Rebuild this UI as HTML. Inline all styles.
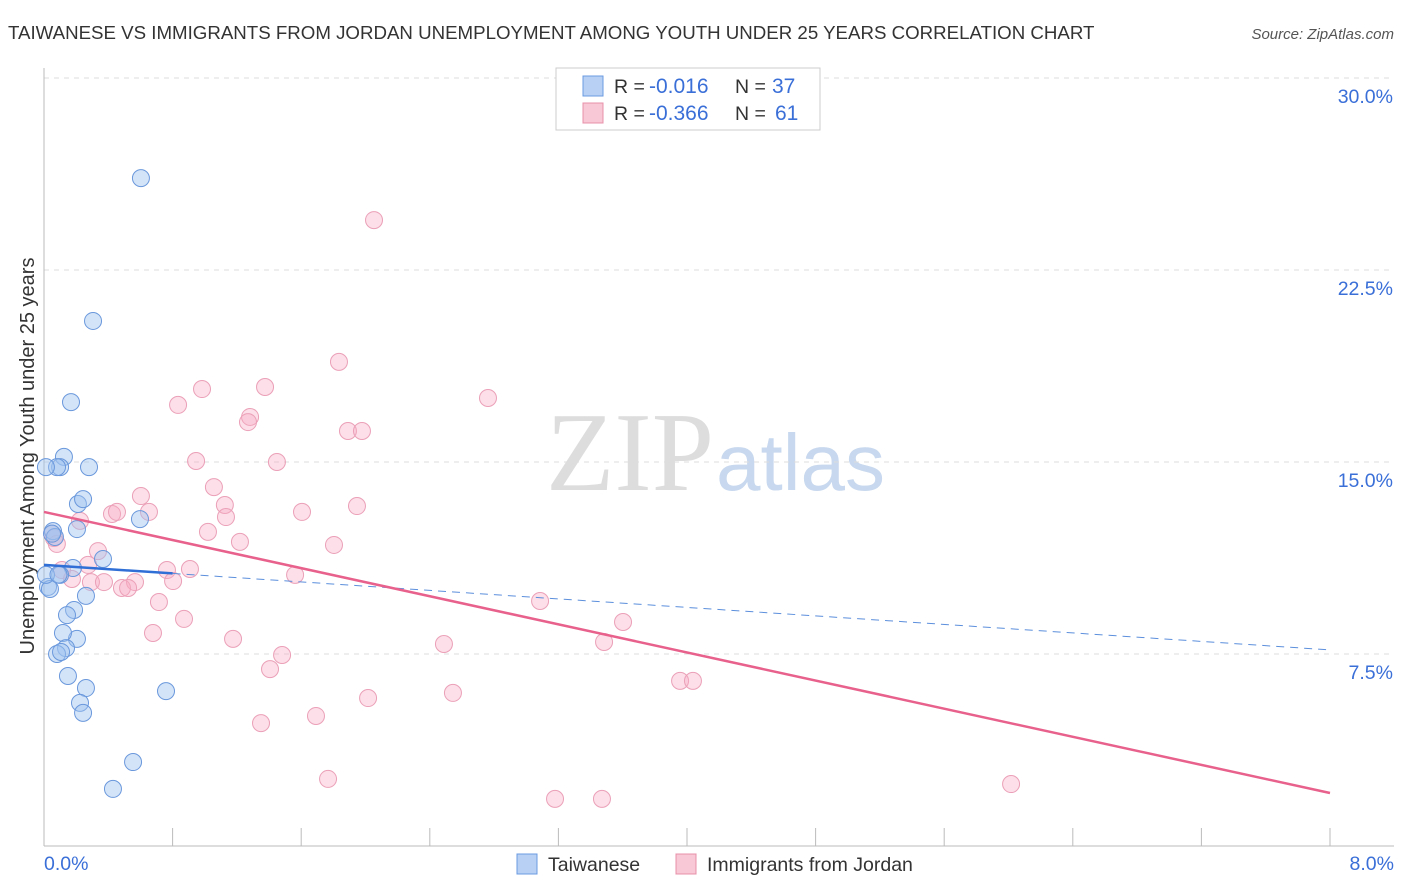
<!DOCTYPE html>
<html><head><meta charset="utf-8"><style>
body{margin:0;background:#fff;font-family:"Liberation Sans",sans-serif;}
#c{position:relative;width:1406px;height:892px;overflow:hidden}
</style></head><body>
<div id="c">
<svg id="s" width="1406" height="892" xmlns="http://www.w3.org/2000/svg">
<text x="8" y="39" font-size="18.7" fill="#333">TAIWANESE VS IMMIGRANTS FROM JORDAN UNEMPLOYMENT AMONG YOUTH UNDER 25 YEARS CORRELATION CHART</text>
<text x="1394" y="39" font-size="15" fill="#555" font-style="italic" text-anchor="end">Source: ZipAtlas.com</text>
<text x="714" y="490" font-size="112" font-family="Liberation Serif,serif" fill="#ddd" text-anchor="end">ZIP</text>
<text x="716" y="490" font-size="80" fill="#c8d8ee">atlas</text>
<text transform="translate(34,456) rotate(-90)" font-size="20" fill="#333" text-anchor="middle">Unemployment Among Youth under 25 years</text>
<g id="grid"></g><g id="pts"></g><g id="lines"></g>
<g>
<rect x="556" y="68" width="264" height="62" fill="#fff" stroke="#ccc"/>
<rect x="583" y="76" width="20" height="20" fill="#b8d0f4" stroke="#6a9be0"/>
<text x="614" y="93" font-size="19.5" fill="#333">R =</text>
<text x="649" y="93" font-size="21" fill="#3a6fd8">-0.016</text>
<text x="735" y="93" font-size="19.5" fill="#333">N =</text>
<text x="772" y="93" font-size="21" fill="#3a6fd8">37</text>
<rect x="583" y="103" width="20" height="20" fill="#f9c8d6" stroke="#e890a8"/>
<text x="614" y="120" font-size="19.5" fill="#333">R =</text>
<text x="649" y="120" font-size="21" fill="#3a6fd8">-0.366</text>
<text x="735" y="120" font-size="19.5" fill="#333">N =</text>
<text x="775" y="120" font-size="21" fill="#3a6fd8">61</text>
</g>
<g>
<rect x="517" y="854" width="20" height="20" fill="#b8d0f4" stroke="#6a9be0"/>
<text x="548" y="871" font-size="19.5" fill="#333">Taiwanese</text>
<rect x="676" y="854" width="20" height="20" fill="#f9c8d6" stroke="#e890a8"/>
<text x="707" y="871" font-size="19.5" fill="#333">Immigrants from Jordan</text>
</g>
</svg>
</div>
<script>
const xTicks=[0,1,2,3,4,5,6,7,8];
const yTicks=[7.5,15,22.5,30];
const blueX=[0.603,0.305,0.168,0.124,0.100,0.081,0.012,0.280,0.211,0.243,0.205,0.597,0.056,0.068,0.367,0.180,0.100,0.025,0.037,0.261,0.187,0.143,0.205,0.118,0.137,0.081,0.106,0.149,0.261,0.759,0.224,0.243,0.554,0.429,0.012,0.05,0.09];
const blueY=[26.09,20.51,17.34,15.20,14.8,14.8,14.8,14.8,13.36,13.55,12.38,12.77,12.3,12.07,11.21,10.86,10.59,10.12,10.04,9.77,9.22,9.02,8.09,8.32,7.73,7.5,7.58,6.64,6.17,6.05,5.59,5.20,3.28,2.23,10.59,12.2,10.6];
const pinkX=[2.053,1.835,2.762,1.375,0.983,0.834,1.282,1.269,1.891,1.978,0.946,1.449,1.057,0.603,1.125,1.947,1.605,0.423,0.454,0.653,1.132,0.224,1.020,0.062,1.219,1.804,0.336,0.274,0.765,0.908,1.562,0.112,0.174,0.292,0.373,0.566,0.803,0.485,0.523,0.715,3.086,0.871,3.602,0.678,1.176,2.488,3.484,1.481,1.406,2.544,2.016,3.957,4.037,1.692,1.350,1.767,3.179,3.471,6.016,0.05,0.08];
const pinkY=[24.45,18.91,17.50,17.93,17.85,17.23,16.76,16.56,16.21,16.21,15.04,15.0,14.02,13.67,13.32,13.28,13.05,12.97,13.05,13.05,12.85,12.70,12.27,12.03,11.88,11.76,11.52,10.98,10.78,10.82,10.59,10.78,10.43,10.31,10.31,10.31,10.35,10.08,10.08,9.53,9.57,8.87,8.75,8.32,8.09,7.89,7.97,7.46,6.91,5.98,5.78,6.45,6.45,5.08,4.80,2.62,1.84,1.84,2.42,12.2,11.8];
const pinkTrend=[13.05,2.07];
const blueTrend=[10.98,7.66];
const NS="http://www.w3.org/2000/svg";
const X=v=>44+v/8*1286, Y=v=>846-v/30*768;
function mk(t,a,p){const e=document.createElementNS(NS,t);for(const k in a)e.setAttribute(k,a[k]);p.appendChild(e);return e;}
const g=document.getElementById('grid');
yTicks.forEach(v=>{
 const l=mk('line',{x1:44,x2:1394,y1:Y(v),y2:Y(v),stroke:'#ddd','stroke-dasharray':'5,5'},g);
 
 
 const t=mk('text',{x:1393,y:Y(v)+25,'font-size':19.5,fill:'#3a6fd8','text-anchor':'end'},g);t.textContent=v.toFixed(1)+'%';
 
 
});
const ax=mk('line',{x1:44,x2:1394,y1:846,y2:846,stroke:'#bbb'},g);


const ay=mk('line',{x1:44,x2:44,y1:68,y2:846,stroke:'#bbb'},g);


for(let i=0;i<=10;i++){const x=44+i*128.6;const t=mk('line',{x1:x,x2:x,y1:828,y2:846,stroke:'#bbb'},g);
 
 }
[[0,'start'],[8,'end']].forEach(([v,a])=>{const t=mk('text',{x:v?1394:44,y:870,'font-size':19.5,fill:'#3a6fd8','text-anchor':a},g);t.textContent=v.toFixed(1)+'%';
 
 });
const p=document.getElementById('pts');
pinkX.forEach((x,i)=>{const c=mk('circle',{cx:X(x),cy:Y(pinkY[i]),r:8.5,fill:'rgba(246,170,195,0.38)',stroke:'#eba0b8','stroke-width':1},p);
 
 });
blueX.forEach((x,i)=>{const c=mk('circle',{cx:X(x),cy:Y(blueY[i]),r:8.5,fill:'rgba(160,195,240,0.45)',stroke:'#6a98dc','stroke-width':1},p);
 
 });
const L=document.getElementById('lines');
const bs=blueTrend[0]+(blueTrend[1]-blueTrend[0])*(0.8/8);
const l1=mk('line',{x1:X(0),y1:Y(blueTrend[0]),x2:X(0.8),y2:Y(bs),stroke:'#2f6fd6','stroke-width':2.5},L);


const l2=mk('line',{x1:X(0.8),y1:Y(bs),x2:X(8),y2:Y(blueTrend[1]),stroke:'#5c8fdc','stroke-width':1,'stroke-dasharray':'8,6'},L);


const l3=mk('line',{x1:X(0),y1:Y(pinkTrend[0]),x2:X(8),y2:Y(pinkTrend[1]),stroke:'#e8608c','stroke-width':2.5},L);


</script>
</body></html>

* * *

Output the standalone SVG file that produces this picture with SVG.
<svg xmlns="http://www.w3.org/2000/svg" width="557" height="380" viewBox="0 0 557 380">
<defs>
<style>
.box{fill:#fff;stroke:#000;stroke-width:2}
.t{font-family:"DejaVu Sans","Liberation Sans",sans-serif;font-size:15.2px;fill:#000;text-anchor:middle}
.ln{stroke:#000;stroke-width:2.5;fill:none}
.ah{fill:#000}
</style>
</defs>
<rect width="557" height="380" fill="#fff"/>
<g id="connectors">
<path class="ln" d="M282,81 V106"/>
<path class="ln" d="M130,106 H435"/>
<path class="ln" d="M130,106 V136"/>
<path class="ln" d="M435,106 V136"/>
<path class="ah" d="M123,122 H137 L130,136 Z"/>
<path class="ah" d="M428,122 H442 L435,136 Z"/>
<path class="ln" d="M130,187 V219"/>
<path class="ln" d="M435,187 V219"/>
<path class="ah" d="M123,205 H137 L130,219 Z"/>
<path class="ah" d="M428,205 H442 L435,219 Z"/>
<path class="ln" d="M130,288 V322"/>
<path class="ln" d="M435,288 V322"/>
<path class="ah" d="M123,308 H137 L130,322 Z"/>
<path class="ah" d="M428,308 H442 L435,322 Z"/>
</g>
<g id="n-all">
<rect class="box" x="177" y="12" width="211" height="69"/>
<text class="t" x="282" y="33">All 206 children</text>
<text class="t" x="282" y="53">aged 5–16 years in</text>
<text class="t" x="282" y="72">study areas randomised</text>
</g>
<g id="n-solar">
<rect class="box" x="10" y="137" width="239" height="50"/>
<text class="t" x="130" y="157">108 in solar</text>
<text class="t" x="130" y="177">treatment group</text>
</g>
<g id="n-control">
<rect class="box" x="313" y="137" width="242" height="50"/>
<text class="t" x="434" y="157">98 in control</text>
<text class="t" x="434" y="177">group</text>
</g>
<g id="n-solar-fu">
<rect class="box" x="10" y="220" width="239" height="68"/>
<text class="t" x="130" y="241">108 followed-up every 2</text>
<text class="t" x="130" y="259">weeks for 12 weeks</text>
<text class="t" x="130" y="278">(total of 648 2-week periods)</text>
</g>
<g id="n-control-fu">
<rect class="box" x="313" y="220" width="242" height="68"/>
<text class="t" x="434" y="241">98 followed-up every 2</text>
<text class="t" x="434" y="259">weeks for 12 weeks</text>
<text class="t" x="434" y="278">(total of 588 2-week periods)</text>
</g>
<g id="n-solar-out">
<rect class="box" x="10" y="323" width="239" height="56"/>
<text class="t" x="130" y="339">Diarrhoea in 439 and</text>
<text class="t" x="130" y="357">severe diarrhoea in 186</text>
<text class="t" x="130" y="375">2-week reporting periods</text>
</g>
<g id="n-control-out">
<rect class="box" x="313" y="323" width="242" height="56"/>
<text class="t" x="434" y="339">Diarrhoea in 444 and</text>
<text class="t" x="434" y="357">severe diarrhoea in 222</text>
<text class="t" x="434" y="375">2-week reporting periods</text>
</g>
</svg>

* _Instructions for the task_
Check each line in the records for the word "this" and say how many have it, with nothing else.

* _Problem solution_
2